"Markets" are Confident When They’re Flaunting Moral Hazard

 “In Italy, the key programmatic points were listed last summer in a letter (meant to remain secret!) from the European Central Bank to the Berlusconi government. To restore market ‘confidence’, it was necessary to proceed rapidly down the road of ‘structural reforms’, an expression now used as a synonym for social devastation: in other words, wage cuts, attacks on workers’ rights over hiring and firing, increases in the pension age, and large-scale privatization.” –Marcello Musto, discussing the replacement of elected governments with technocracies, on the occasion of the bank failures. 

“Restore market confidence”–this causal explanation and imperative begs for a new, blistering Marxist critique.

How does an institution “gain confidence”? Well, there actually is a small group of “confidence”-craving humans behind the institution. We’ll call them the Confidence Men. Recall “effective demand,” which means that the market most certainly does not register billions of preferences. The market registers the preferences of whomever holds the majority shares in it, that is, whomever has the most control over the wealth, however this Confidence-man minority commandeered that wealth, which is certainly not by abstaining from any of the following: exploitation, dispossessing others, despoiling nature, maintaining totalitarian work conditions, corrupting politics, and generally abusing power. It is this small group of effectively-sociopathic Confidence Men that demand that their staff in governments reassures them that it’s all for them, by for example, transferring the massive costs of their confidence schemes and failures to the rest of society.

David Harvey on crisis-explanation points from The Enigma of Capital.

What’s the alternative to endlessly pouring money down the black hole of “restoring market confidence”? The state could transfer the task of supplying credit to responsible, accountable institutions, such as cooperative credit unions or national banks.

We are considering undertaking a study of the responses to the initial 2007-2008 financial crisis voiced by prominent members of the North American left, looking not to out poor responders, but to name reliable commentators who had the political literacy to know that in a crisis you forward alternative policies, rather than join the conservative drumbeat for TINA policies (like bailouts). There’s been much recent  handwringing (by leftists trained in econ) about economic illiteracy on the left. Arguably, political-economic illiteracy is the problem we need to be wrestling with.

Richard Peet takes a small stab at it in his article “Contradictions of Finance Capital” (Monthly Review 12/ 2011):

“Finance capitalist agents exercise power by controlling access to the markets through which capital accumulations become investments, directing flows of capital in various forms—as equity purchases, bond sales, direct investment, etc.—to places and users that are approved by the financial analytic structure of the Wall Street and City of London banks and investment firms. 

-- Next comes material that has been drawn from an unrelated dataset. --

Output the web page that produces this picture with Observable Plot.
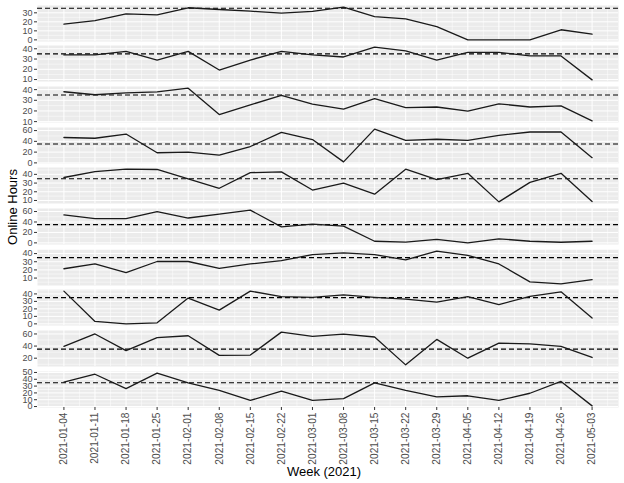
<!DOCTYPE html>
<html>
<head>
<meta charset="utf-8">
<script src="https://cdn.jsdelivr.net/npm/d3@7"></script>
<script src="https://cdn.jsdelivr.net/npm/@observablehq/plot@0.6"></script>
<style>
  html, body { margin: 0; padding: 0; background: #fff; }
  #wrap { position: relative; width: 624px; height: 483px; background: #fff; font-family: "Liberation Sans", Arial, sans-serif; overflow: hidden; }
  #wrap svg { position: absolute; left: 0; }
  .ttl { position: absolute; color: #000; font-size: 13px; white-space: nowrap; }
</style>
</head>
<body>
<div id="wrap"></div>
<script>
// ---- data ----
const week = ["2021-01-04","2021-01-11","2021-01-18","2021-01-25","2021-02-01","2021-02-08","2021-02-15","2021-02-22","2021-03-01","2021-03-08","2021-03-15","2021-03-22","2021-03-29","2021-04-05","2021-04-12","2021-04-19","2021-04-26","2021-05-03"];
const targetHours = 35;

const panel1  = [17.4, 21.3, 28.9, 27.7, 35.6, 33.7, 31.8, 29.6, 31.5, 36.3, 25.8, 23.2, 14.6, 0, 0, 0, 11.2, 6.4];
const panel2  = [34, 34, 37.5, 28.9, 37.5, 19.3, 29, 37.5, 34, 32, 41.6, 38, 28.9, 36.5, 36.5, 33, 33, 9.7];
const panel3  = [38, 35.2, 36.9, 37.8, 41.4, 16.6, 25.7, 34.5, 26.4, 21.8, 31.6, 23.1, 23.7, 19.8, 26.7, 23.7, 24.7, 10.7];
const panel4  = [47.2, 45.8, 53.6, 18.8, 20, 14.3, 30.4, 56.8, 43.3, 1.9, 62.7, 42, 43.9, 42, 51, 57.4, 57.4, 9.7];
const panel5  = [36.4, 43.2, 46, 45.6, 34.8, 24, 42, 42.8, 22, 30, 17.2, 46, 34, 41.2, 8.4, 30.8, 41.2, 8.8];
const panel6  = [53.5, 46.3, 46.3, 60, 47.6, 54.9, 62.7, 30.6, 35.9, 32, 3.1, 1.3, 6.5, 0, 7.8, 3.1, 1.2, 3.1];
const panel7  = [21.4, 27.3, 16.8, 30.3, 30.3, 21.9, 27.3, 31.5, 38.8, 40.9, 38.7, 32.4, 43, 37.8, 27.3, 5.4, 2.9, 8];
const panel8  = [43.7, 3.2, 0, 1.4, 34.5, 18.4, 43.7, 36.4, 35.4, 38.6, 35.4, 33.1, 29, 36.4, 25.8, 36.8, 42.8, 7.8];
const panel9  = [39.5, 60, 32.4, 53.8, 57, 24.6, 25.2, 63, 56.1, 59.6, 55, 9, 51, 20, 44.8, 43.6, 39.5, 21.2];
const panel10 = [35.7, 47.4, 26.3, 49, 34.8, 23.7, 9, 22.6, 9, 11.6, 34.8, 23.7, 14.2, 15.8, 9, 19.5, 36.8, 1];

const ticks1  = [0, 10, 20, 30];
const ticks2  = [10, 20, 30, 40];
const ticks3  = [10, 20, 30, 40];
const ticks4  = [0, 20, 40, 60];
const ticks5  = [10, 20, 30, 40];
const ticks6  = [0, 20, 40, 60];
const ticks7  = [10, 20, 30, 40];
const ticks8  = [0, 10, 20, 30, 40];
const ticks9  = [20, 40, 60];
const ticks10 = [0, 10, 20, 30, 40, 50];

const xTitle = "Week (2021)";
const yTitle = "Online Hours";

// ---- build ----
const panels = [panel1, panel2, panel3, panel4, panel5, panel6, panel7, panel8, panel9, panel10];
const tickSets = [ticks1, ticks2, ticks3, ticks4, ticks5, ticks6, ticks7, ticks8, ticks9, ticks10];
const dates = week.map(d => d3.utcParse("%Y-%m-%d")(d));
const t0 = +dates[0], t1 = +dates[dates.length - 1];
const xpad = (t1 - t0) * 0.05;
const xDomain = [new Date(t0 - xpad), new Date(t1 + xpad)];
const halfStep = (+dates[1] - +dates[0]) / 2;
const xMinor = [new Date(t0 - halfStep), ...dates.slice(1).map((d, j) => new Date((+d + +dates[j]) / 2)), new Date(t1 + halfStep)]
  .filter(d => d >= xDomain[0] && d <= xDomain[1]);

const fontFamily = '"Liberation Sans", Arial, sans-serif';
const wrap = document.getElementById("wrap");
const panelH = 36, top0 = 4.5, period = 40.7;

panels.forEach((values, i) => {
  const last = i === panels.length - 1;
  const ticks = tickSets[i];
  const rows = values.map((v, j) => ({date: dates[j], hours: v}));
  const ext = d3.extent([...values, targetHours]);
  const pad = (ext[1] - ext[0]) * 0.05;
  const yDomain = [ext[0] - pad, ext[1] + pad];
  const step = ticks[1] - ticks[0];
  const yMinor = [ticks[0] - step / 2, ...ticks.map(t => t + step / 2)]
    .filter(v => v >= yDomain[0] && v <= yDomain[1]);
  const marginBottom = last ? 75 : 0;
  const svg = Plot.plot({
    width: 624,
    height: panelH + marginBottom,
    marginLeft: 37,
    marginRight: 6,
    marginTop: 0,
    marginBottom,
    x: {type: "utc", domain: xDomain, axis: null},
    y: {domain: yDomain, axis: null},
    style: {fontFamily, background: "transparent", overflow: "visible"},
    marks: [
      Plot.frame({fill: "#EBEBEB", stroke: "none"}),
      Plot.gridY(yMinor, {stroke: "#fff", strokeOpacity: 1, strokeWidth: 0.5}),
      Plot.gridX(xMinor, {stroke: "#fff", strokeOpacity: 1, strokeWidth: 0.5}),
      Plot.gridY(ticks, {stroke: "#fff", strokeOpacity: 1, strokeWidth: 1}),
      Plot.gridX(dates, {stroke: "#fff", strokeOpacity: 1, strokeWidth: 1}),
      Plot.ruleY([targetHours], {stroke: "#000", strokeWidth: 1.1, strokeDasharray: "5,3"}),
      Plot.line(rows, {x: "date", y: "hours", stroke: "#1a1a1a", strokeWidth: 1.3}),
      Plot.axisY(ticks, {tickSize: 3, tickPadding: 2, fontSize: 9, fill: "#4D4D4D", stroke: "#333", label: null}),
      last ? Plot.axisX(dates, {tickSize: 3, tickPadding: 2, tickRotate: -90, tickFormat: d3.utcFormat("%Y-%m-%d"), fontSize: 10.2, fill: "#4D4D4D", stroke: "#333", label: null}) : null
    ]
  });
  svg.style.top = (top0 + period * i) + "px";
  wrap.appendChild(svg);
});

const yl = document.createElement("div");
yl.className = "ttl";
yl.textContent = yTitle;
yl.style.left = "12px";
yl.style.top = "207px";
yl.style.transform = "translate(-50%, -50%) rotate(-90deg)";
wrap.appendChild(yl);

const xl = document.createElement("div");
xl.className = "ttl";
xl.textContent = xTitle;
xl.style.left = "324px";
xl.style.top = "471px";
xl.style.transform = "translate(-50%, -50%)";
wrap.appendChild(xl);
</script>
</body>
</html>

The gaze of the “investment analyst” representing the “confidence of the market” is the active form taken by the financial capitalist interest, although “investor confidence” is presented as somehow neutral and technical, in the best long-term interest of everyone—“professional economics” is to blame for this misrepresentation

The accumulation of surplus in the relatively few hands of the super-wealthy intensifies the financial component of capitalist growth and increases the power of the financial capitalist class fraction over not just the industrial fraction, but everyone else as well. Control over investment capital and financial technical expertise gives finance capital and its banking representatives tremendous power—over policy making, over economies, over employment and income, over advertising and image-production…over everything. Production, consumption, economy, culture, and the use of environments are subject to a more removed, more abstract calculus of power, in which the ability to contribute to short-term financial profit becomes the main concern” (Peet).

Radicalized Keynesian Paul Krugman has been a great chronicler of the various grotesque, pathetic exploits of the undead Confidence Fairy.

Most recently, from Krugman’s “The Austerity Debacle” (1/29/2012):

“How could the economy thrive when unemployment was already high, and government policies were directly reducing employment even further? Confidence! ‘I firmly believe,’ declared Jean-Claude Trichet — at the time the president of the European Central Bank, and a strong advocate of the doctrine of expansionary austerity — ‘that in the current circumstances confidence-inspiring policies will foster and not hamper economic recovery, because confidence is the key factor today.’

 Such invocations of the confidence fairy were never plausible; researchers at the International Monetary Fund and elsewhere quickly debunked the supposed evidence that spending cuts create jobs. Yet influential people on both sides of the Atlantic heaped praise on the prophets of austerity, Mr. Cameron in particular, because the doctrine of expansionary austerity dovetailed with their ideological agendas” (Krugman, explaining how it came to be that the British conservative government’s obliging extension of capitalist class warfare resulted in that country’s economic decline).

 Don’t be fooled by the cuteness. She’s undead, and she’ll destroy your economy.